Maddeler halinde yazılanlar sadece FETÖ'nün ve destekçilerinin bugüne kadar uyguladığı davranış biçimlerinden bazıları. Bunlar daha önce belli kesim tarafından söyleniyor ancak bir türlü kabul görmüyordu. Şimdi ise her gün FETÖ'nün yaptığı pislikler, çarşaf çarşaf seriliyor. FETÖ'nün bir terör örgütü olduğu tescillendi. Tüm bunları FETÖ'nün neden yaptığı bu tescilden sonra anlaşılır hale geldi. Terör kafasında olan bir örgütten elbette hak, adalet, kul hakkı gibi kavramları düşünerek hareket etmesini bekleyemeyiz. Onların anladığı ve uyguladığı tek şey vardı; Güç. Peki ya ortada dönen bir çok adaletsizliği, haksızlığı bildiği halde görmezden gelenler, bu davranışı neden sergilemişlerdi? Bunun cevabı “İnandık, saftık, kandırıldık” gibi basit cümleler değildi ve olmayacak elbette. FETÖ'nün gücü, adalet, hak, hukuk duygularını ezmiş, tüm bunları görmeye bile gerek olmadığı düşüncesini insanlara aşılamıştı. Çünkü insanlar gücü sever. Güç kimdeyse onun kılıcı keskin olur. Türkiye'de yıllarca bu güç dengesine göre hareket etti insanlar.

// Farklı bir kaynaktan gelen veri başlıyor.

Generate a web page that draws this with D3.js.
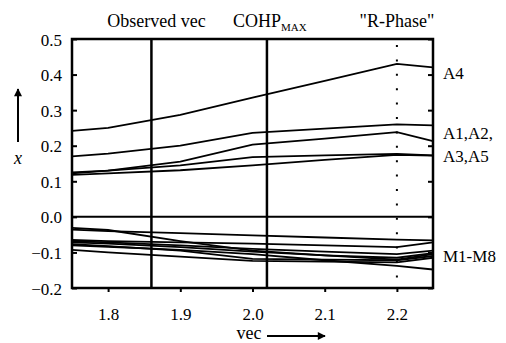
<!DOCTYPE html>
<html>
<head>
<meta charset="utf-8">
<script src="https://cdn.jsdelivr.net/npm/d3@7"></script>
<style>
  body { margin: 0; background: #fff; }
</style>
</head>
<body>
<script>
/* data */

var vec = [1.75, 1.8, 1.9, 2.0, 2.1, 2.2, 2.25];

var aSeries = [
  [0.242, 0.250, 0.287, 0.335, 0.382, 0.430, 0.420], // A4
  [0.170, 0.178, 0.200, 0.236, 0.248, 0.260, 0.257],
  [0.125, 0.130, 0.155, 0.203, 0.220, 0.238, 0.213],
  [0.122, 0.130, 0.145, 0.168, 0.173, 0.177, 0.173],
  [0.118, 0.122, 0.131, 0.145, 0.160, 0.174, 0.172]
];

var mSeries = [
  [-0.031, -0.037, -0.068, -0.095, -0.108, -0.120, -0.105],
  [-0.036, -0.040, -0.046, -0.052, -0.058, -0.064, -0.066],
  [-0.065, -0.068, -0.072, -0.075, -0.080, -0.085, -0.072],
  [-0.068, -0.072, -0.080, -0.090, -0.098, -0.105, -0.095],
  [-0.072, -0.075, -0.085, -0.098, -0.108, -0.115, -0.102],
  [-0.077, -0.082, -0.095, -0.118, -0.120, -0.122, -0.110],
  [-0.080, -0.084, -0.093, -0.105, -0.122, -0.138, -0.148],
  [-0.093, -0.100, -0.112, -0.124, -0.126, -0.128, -0.115]
];

var xTicks = [1.8, 1.9, 2.0, 2.1, 2.2];
var yTicks = [0.5, 0.4, 0.3, 0.2, 0.1, 0.0, -0.1, -0.2];

var markers = [
  { v: 1.86, dotted: false },
  { v: 2.02, dotted: false },
  { v: 2.2, dotted: true }
];

var rightLabels = [
  { text: 'A4', y: 0.405 },
  { text: 'A1,A2,', y: 0.235 },
  { text: 'A3,A5', y: 0.170 },
  { text: 'M1-M8', y: -0.110 }
];

var serif = '"Liberation Serif", "Times New Roman", serif';

/* canvas */

var width = 506;
var height = 343;
var margin = { top: 39, right: 73, bottom: 55, left: 72 };
var innerWidth = width - margin.left - margin.right;
var innerHeight = height - margin.top - margin.bottom;

var svg = d3.select('body').
append('svg').
attr('width', width).
attr('height', height).
style('display', 'block').
style('font-family', serif);

var g = svg.append('g').
attr('transform', 'translate(' + margin.left + ',' + margin.top + ')');

var x = d3.scaleLinear().domain([1.75, 2.25]).range([0, innerWidth]);
var y = d3.scaleLinear().domain([-0.2, 0.5]).range([innerHeight, 0]);

/* axes */

var yAxis = g.append('g').
call(d3.axisLeft(y).tickValues(yTicks).tickSizeInner(-5).tickSizeOuter(0).tickPadding(10).
  tickFormat(d3.format('.1f')));
yAxis.attr('font-family', null).attr('font-size', null);
yAxis.select('.domain').remove();
yAxis.selectAll('line').attr('stroke-width', 2);
yAxis.selectAll('text').attr('dy', 6).
style('font-family', serif).style('font-size', '17px');

var yAxisR = g.append('g').
attr('transform', 'translate(' + innerWidth + ',0)').
call(d3.axisRight(y).tickValues(yTicks).tickSizeInner(-5).tickSizeOuter(0).tickFormat(''));
yAxisR.select('.domain').remove();
yAxisR.selectAll('line').attr('stroke-width', 2);
yAxisR.selectAll('text').remove();

var xAxis = g.append('g').
attr('transform', 'translate(0,' + innerHeight + ')').
call(d3.axisBottom(x).tickValues(xTicks).tickSizeInner(4).tickSizeOuter(0).
  tickFormat(d3.format('.1f')));
xAxis.attr('font-family', null).attr('font-size', null);
xAxis.select('.domain').remove();
xAxis.selectAll('line').attr('stroke-width', 2);
xAxis.selectAll('text').attr('y', 32).attr('dy', 0).
style('font-family', serif).style('font-size', '17px');

/* frame and zero line */

g.append('rect').
attr('width', innerWidth).
attr('height', innerHeight).
attr('fill', 'none').
attr('stroke', '#000').
attr('stroke-width', 2.5);

g.append('line').
attr('x1', 0).attr('x2', innerWidth).
attr('y1', y(0)).attr('y2', y(0)).
attr('stroke', '#000').attr('stroke-width', 2);

/* vertical markers */

g.selectAll('.marker').
data(markers).
enter().
append('line').
attr('class', 'marker').
attr('x1', function (d) {return x(d.v);}).
attr('x2', function (d) {return x(d.v);}).
attr('y1', 0).
attr('y2', innerHeight).
attr('stroke', '#000').
attr('stroke-width', function (d) {return d.dotted ? 2 : 2.5;}).
attr('stroke-dasharray', function (d) {return d.dotted ? '2,12.4' : null;}).
attr('stroke-dashoffset', function (d) {return d.dotted ? -6 : null;});

/* curves */

var line = d3.line().
x(function (d, i) {return x(vec[i]);}).
y(function (d) {return y(d);});

g.selectAll('.curve').
data(aSeries.concat(mSeries)).
enter().
append('path').
attr('class', 'curve').
attr('d', line).
attr('fill', 'none').
attr('stroke', '#000').
attr('stroke-width', 1.8);

/* right labels */

g.selectAll('.rlabel').
data(rightLabels).
enter().
append('text').
attr('class', 'rlabel').
attr('x', innerWidth + 10).
attr('y', function (d) {return y(d.y) + 6;}).
style('font-size', '17px').
text(function (d) {return d.text;});

/* top labels */

svg.append('text').
attr('x', margin.left + x(1.86) + 5).
attr('y', 27).
attr('text-anchor', 'middle').
style('font-size', '18px').
text('Observed vec');

var cohp = svg.append('text').
attr('x', 233).
attr('y', 27).
style('font-size', '18px');
cohp.append('tspan').text('COHP');
cohp.append('tspan').attr('dy', 4).style('font-size', '11px').text('MAX');

svg.append('text').
attr('x', margin.left + x(2.2)).
attr('y', 27).
attr('text-anchor', 'middle').
style('font-size', '18px').
text('"R-Phase"');

/* axis titles */

svg.append('text').
attr('x', 249).
attr('y', 339).
attr('text-anchor', 'middle').
style('font-size', '18px').
text('vec');

var defs = svg.append('defs');
defs.append('marker').
attr('id', 'head').
attr('viewBox', '0 0 10 10').
attr('refX', 9).
attr('refY', 5).
attr('markerWidth', 5).
attr('markerHeight', 4).
attr('orient', 'auto').
append('path').
attr('d', 'M0,0L10,5L0,10Z').
attr('fill', '#000');

svg.append('line').
attr('x1', 267).attr('y1', 336).
attr('x2', 325).attr('y2', 336).
attr('stroke', '#000').attr('stroke-width', 2).
attr('marker-end', 'url(#head)');

svg.append('line').
attr('x1', 18).attr('y1', 142).
attr('x2', 18).attr('y2', 89).
attr('stroke', '#000').attr('stroke-width', 2).
attr('marker-end', 'url(#head)');

svg.append('text').
attr('x', 18).
attr('y', 164).
attr('text-anchor', 'middle').
style('font-size', '18px').
style('font-style', 'italic').
text('x');
</script>
</body>
</html>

Adalet, hak, hukuk gibi kavramları unutarak! Ancak 15 Temmuz'dan sonra bu durum değişti. Güç artık FETÖ'de değil FETÖ'nün karşısında. Bu güne kadar yapılan bütün yanlış uygulamaları FETÖ yaptıysa, artık FETÖ'nün de gücü kalmadıysa, 15 Temmuz'dan sonra tüm yanlış uygulamaların yerini doğruların alması ortak kanaat olmalı. Ancak henüz iktidar ve iktidar yanlılarının bu konuda tam anlamıyla hakkaniyetle davrandıklarını düşünmüyorum. Benim en çok merak ettiğim;  “Bakalım daha önce güçten yana olanlar, bugün adaleti seçebilecek mi? Yoksa yeni güçlüler bulup gücü desteklemeye devam mı edecek?” Bekleyip göreceğiz! Sevi, saygı ve dua ile!